■ WHAT THE TASK ASKS
Tally the lines containing the word "that" and give the total alone.

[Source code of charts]
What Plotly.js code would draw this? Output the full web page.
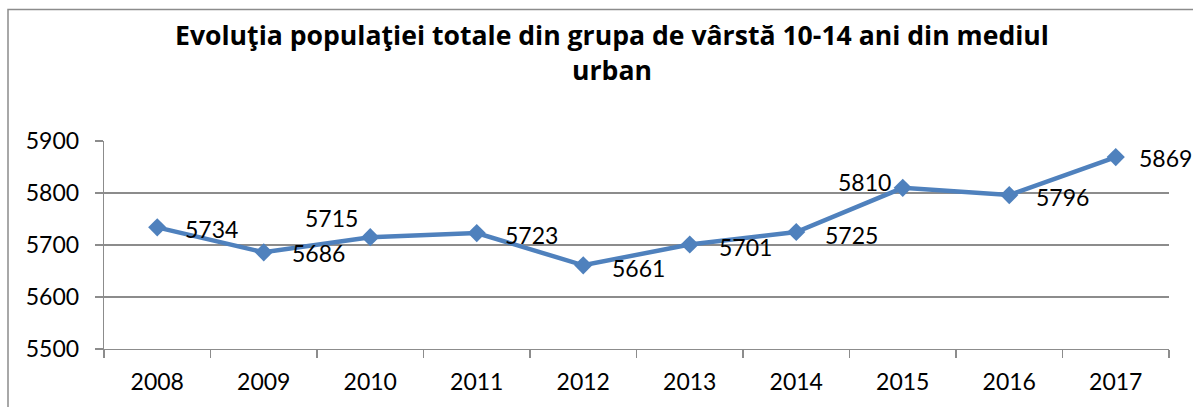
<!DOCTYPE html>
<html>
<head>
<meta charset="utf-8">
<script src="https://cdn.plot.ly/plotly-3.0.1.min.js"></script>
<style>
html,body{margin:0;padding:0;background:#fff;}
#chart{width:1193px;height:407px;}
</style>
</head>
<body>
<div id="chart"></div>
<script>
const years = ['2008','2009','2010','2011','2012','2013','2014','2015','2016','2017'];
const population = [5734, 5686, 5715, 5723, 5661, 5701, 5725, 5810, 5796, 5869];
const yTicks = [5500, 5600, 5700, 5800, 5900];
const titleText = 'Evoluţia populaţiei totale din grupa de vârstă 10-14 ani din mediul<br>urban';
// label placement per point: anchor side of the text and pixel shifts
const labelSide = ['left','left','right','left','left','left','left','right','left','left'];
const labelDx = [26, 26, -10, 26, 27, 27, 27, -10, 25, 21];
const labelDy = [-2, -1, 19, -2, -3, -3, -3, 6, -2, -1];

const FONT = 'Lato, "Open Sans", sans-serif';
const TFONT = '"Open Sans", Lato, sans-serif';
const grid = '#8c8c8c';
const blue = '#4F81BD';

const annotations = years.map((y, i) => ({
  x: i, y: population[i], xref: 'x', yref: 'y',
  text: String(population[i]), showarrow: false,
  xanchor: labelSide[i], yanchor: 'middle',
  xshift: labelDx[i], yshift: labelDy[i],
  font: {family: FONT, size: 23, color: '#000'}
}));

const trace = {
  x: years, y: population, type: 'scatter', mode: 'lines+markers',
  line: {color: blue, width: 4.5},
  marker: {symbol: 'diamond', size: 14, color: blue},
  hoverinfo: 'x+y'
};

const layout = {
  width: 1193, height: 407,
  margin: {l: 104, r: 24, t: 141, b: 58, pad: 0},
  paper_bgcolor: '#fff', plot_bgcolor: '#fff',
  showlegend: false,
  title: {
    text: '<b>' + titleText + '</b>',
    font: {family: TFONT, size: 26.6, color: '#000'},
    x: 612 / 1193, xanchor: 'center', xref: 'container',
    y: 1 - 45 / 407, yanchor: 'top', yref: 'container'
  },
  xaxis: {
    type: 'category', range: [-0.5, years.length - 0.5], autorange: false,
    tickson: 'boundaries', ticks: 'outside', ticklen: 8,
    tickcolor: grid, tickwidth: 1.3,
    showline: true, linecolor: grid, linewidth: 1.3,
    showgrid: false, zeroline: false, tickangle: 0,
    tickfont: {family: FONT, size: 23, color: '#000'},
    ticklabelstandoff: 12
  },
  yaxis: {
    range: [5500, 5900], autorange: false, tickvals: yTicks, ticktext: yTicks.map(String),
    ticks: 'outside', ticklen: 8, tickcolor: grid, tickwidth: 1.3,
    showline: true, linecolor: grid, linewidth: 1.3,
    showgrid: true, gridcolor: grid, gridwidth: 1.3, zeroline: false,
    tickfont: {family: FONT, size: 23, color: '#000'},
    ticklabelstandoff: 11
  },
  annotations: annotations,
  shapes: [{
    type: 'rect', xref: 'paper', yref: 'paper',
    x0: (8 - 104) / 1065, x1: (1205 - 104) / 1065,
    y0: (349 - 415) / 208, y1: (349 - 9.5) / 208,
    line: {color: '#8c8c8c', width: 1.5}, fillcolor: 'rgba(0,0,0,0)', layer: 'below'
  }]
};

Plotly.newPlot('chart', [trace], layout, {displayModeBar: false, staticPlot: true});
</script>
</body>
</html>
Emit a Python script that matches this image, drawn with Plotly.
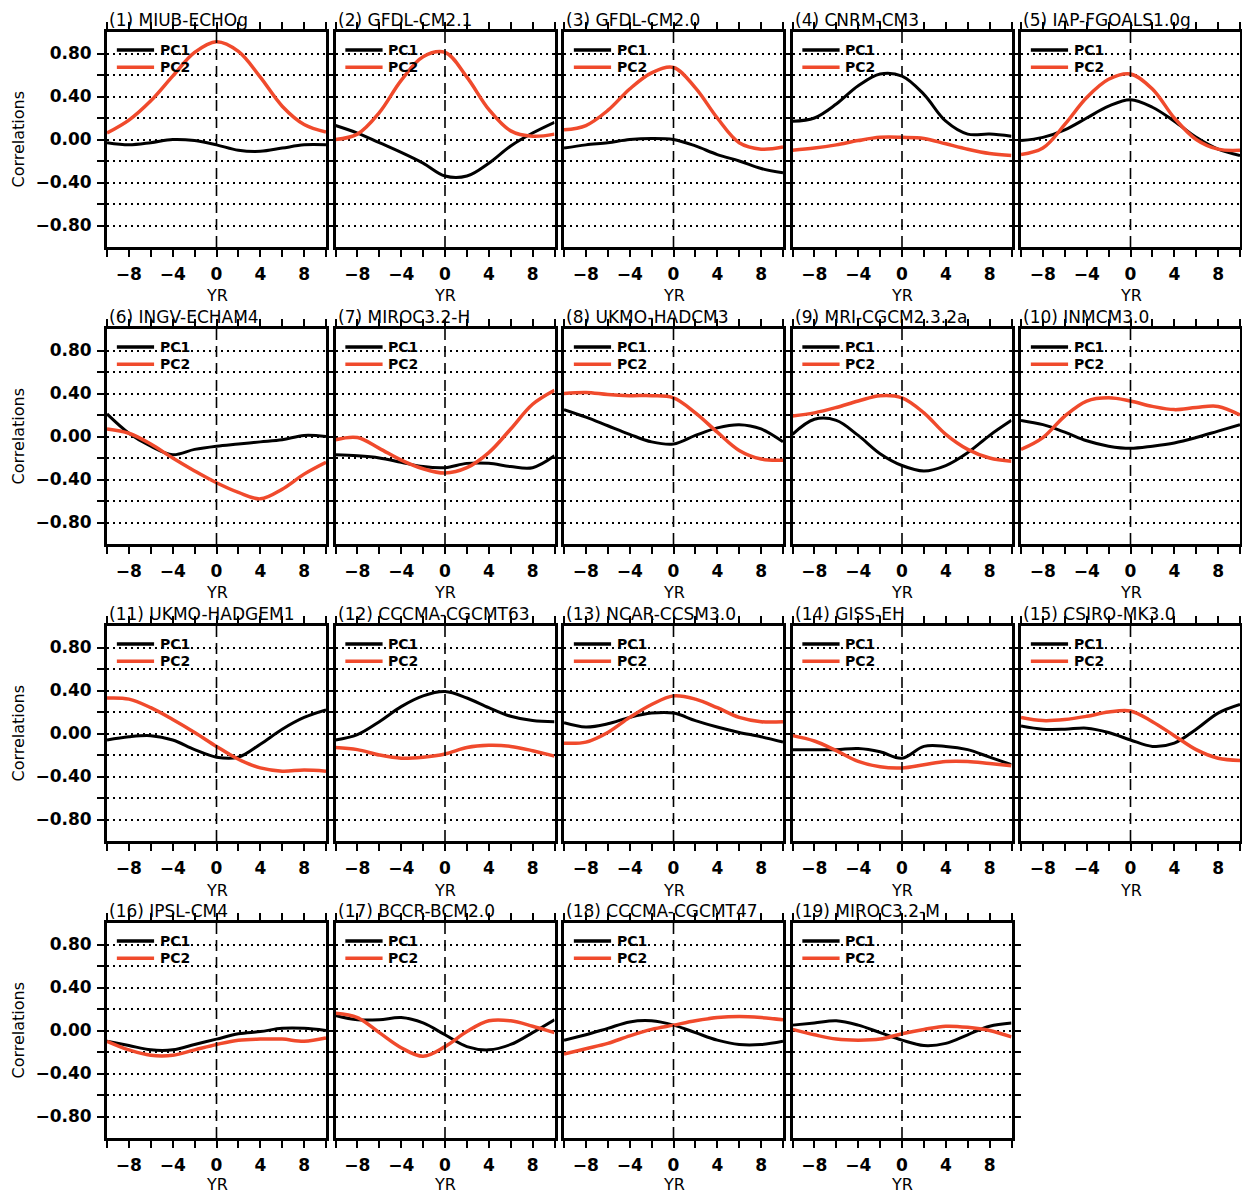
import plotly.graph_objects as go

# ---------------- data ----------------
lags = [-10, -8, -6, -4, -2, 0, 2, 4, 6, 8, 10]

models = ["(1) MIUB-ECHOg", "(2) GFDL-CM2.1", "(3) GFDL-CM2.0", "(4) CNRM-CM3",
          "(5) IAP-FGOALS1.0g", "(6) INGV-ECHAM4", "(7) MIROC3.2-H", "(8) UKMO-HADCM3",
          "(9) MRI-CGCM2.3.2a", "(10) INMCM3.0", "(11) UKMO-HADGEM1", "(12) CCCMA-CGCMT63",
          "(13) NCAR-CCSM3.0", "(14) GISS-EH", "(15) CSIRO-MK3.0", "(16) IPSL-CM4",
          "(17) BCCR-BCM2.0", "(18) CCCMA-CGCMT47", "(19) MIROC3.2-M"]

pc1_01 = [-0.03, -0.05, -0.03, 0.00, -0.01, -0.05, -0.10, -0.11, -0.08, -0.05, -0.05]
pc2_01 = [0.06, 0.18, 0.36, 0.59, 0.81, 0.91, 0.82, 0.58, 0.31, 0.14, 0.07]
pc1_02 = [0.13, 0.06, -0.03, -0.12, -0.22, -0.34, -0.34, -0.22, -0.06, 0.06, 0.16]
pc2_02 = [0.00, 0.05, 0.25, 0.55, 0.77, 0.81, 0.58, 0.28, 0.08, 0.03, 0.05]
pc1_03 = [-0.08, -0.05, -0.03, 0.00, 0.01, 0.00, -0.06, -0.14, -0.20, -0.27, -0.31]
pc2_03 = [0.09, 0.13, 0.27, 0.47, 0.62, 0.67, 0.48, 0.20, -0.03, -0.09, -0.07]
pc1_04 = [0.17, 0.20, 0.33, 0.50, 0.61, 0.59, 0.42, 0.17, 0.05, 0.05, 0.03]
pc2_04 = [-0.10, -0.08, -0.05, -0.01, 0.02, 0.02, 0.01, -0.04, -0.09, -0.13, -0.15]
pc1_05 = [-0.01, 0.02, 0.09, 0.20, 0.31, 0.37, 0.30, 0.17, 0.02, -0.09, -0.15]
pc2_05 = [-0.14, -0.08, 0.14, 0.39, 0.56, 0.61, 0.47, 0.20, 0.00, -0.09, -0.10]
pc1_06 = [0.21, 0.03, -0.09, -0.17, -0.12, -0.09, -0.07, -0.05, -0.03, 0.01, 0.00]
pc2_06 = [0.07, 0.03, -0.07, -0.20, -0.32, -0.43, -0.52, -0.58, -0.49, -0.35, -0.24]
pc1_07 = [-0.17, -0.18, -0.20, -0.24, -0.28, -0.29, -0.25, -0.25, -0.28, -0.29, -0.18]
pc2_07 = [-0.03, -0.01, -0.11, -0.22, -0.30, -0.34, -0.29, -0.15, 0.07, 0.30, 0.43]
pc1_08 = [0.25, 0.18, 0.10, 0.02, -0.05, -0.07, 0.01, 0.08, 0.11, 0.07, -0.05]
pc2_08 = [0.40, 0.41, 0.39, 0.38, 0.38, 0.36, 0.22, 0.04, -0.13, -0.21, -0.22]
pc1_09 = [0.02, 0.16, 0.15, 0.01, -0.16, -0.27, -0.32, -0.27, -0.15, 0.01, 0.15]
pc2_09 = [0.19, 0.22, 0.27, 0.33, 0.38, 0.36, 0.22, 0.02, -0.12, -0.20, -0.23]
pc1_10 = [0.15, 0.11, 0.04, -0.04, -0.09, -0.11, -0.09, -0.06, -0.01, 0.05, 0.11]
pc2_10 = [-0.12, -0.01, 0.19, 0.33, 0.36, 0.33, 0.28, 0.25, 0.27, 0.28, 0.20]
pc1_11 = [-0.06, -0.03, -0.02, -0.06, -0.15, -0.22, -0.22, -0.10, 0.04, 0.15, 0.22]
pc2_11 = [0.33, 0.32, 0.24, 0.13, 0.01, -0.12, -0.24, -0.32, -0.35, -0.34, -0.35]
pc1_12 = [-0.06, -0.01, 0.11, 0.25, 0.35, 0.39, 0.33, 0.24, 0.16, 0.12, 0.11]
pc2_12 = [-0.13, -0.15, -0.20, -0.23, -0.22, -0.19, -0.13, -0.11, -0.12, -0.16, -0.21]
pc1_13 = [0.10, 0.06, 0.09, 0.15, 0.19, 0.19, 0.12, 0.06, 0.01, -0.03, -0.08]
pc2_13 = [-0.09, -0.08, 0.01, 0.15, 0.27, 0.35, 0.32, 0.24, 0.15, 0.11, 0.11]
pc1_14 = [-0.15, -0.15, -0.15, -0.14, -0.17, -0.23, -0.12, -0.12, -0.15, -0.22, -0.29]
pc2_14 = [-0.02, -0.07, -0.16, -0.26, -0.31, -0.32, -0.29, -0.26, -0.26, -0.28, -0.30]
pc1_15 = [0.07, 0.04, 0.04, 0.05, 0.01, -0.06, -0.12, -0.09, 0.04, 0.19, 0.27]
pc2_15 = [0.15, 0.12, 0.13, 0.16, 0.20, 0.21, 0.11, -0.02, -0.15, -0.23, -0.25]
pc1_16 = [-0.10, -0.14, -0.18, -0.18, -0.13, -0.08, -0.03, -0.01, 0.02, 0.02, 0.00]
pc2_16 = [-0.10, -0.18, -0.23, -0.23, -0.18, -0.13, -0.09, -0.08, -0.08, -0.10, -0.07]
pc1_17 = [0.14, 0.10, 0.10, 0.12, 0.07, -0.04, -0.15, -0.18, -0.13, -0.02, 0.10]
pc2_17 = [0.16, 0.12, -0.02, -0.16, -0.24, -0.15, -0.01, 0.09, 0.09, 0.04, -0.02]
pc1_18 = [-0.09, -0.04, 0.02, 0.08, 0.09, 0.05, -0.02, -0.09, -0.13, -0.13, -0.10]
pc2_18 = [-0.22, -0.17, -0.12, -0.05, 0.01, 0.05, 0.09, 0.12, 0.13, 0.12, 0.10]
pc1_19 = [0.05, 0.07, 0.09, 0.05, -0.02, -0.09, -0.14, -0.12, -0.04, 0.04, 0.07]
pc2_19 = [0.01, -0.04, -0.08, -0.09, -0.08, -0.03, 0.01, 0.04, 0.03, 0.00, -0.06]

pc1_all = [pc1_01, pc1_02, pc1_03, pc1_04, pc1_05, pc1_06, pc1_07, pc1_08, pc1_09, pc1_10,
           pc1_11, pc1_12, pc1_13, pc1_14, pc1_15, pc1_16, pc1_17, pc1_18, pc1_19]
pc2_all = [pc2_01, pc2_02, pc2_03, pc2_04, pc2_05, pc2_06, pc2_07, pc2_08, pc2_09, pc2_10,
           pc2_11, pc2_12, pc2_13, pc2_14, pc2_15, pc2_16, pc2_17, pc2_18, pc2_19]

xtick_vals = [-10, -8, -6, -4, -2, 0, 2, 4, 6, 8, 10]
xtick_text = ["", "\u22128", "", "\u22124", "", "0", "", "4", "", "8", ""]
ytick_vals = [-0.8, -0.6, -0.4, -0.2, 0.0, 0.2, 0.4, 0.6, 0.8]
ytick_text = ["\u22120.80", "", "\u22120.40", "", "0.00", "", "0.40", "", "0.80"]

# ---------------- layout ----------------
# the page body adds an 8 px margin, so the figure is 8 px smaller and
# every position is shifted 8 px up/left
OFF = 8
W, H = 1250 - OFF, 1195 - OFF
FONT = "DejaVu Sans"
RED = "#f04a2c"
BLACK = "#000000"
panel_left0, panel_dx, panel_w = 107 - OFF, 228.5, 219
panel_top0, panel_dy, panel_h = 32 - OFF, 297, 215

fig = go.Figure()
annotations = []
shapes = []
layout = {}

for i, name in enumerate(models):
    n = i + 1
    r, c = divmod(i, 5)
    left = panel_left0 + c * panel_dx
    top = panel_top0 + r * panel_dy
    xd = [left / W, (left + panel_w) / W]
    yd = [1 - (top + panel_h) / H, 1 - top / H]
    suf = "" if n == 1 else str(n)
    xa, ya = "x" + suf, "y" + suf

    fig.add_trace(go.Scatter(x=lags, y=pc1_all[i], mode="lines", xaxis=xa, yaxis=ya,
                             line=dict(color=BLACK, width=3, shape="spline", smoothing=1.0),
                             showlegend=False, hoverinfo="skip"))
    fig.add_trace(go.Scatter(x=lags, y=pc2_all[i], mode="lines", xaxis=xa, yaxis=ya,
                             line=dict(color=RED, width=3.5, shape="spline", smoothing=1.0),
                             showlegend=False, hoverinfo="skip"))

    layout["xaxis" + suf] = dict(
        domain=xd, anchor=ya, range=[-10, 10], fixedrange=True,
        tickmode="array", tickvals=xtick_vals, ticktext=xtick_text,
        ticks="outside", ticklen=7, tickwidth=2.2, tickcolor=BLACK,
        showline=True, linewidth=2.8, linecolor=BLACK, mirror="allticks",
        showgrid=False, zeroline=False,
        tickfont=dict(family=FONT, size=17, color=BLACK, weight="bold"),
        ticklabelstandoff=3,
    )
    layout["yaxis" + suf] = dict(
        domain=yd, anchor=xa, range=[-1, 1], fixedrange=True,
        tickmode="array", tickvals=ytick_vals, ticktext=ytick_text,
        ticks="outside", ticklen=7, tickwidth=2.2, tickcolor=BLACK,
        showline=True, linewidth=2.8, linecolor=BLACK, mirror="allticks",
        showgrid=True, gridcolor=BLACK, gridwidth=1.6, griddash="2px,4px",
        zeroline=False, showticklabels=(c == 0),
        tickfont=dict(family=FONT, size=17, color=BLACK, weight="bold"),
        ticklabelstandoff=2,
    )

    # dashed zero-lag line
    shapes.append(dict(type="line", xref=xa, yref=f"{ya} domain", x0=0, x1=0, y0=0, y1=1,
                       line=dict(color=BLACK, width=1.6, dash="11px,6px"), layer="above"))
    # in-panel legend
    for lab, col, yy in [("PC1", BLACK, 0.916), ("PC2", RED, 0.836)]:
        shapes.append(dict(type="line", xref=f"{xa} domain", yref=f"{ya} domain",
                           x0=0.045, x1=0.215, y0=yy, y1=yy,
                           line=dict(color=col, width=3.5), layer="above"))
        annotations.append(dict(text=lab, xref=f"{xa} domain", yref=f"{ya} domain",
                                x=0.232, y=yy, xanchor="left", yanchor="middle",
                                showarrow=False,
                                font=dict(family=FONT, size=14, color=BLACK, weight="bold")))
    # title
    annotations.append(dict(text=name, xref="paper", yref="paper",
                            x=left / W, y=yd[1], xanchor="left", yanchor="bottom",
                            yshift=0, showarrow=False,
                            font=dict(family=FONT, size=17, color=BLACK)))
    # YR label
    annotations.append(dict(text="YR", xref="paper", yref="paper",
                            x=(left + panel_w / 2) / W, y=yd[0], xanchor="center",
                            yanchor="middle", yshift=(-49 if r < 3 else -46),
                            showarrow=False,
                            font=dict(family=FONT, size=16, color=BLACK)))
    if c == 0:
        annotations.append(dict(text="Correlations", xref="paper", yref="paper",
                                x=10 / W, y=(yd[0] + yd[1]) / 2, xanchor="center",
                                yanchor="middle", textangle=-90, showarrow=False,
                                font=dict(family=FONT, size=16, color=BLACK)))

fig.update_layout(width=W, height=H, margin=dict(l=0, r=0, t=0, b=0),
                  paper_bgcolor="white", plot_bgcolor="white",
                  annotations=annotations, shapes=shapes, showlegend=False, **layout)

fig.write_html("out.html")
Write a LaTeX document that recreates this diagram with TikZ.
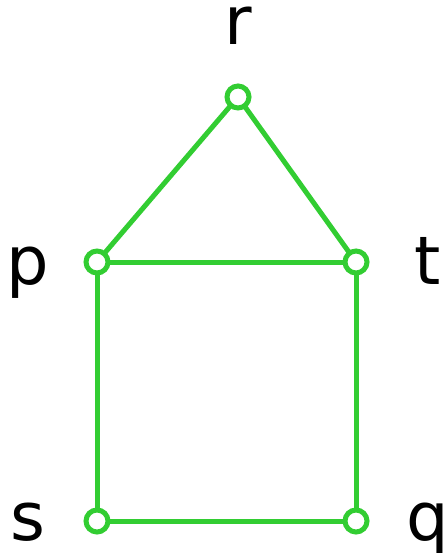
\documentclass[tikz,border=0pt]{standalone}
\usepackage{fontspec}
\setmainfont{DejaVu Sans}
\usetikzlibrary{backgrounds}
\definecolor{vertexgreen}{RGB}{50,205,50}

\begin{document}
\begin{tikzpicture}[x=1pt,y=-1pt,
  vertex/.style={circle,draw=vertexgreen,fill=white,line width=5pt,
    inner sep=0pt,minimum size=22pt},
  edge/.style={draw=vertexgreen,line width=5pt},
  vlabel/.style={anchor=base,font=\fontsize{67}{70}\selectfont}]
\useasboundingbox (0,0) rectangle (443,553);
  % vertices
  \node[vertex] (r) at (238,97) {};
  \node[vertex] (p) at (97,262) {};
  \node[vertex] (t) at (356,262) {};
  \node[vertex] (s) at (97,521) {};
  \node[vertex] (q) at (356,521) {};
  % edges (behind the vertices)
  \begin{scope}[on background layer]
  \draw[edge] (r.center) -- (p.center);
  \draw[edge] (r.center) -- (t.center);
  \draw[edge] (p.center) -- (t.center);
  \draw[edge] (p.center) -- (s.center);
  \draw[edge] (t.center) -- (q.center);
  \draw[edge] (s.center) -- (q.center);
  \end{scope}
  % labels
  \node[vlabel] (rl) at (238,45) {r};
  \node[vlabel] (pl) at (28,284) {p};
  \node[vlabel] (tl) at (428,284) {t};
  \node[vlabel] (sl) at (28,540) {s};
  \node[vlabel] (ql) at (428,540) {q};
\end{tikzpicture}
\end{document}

■ RESPONSE TO THIS EXERCISE
2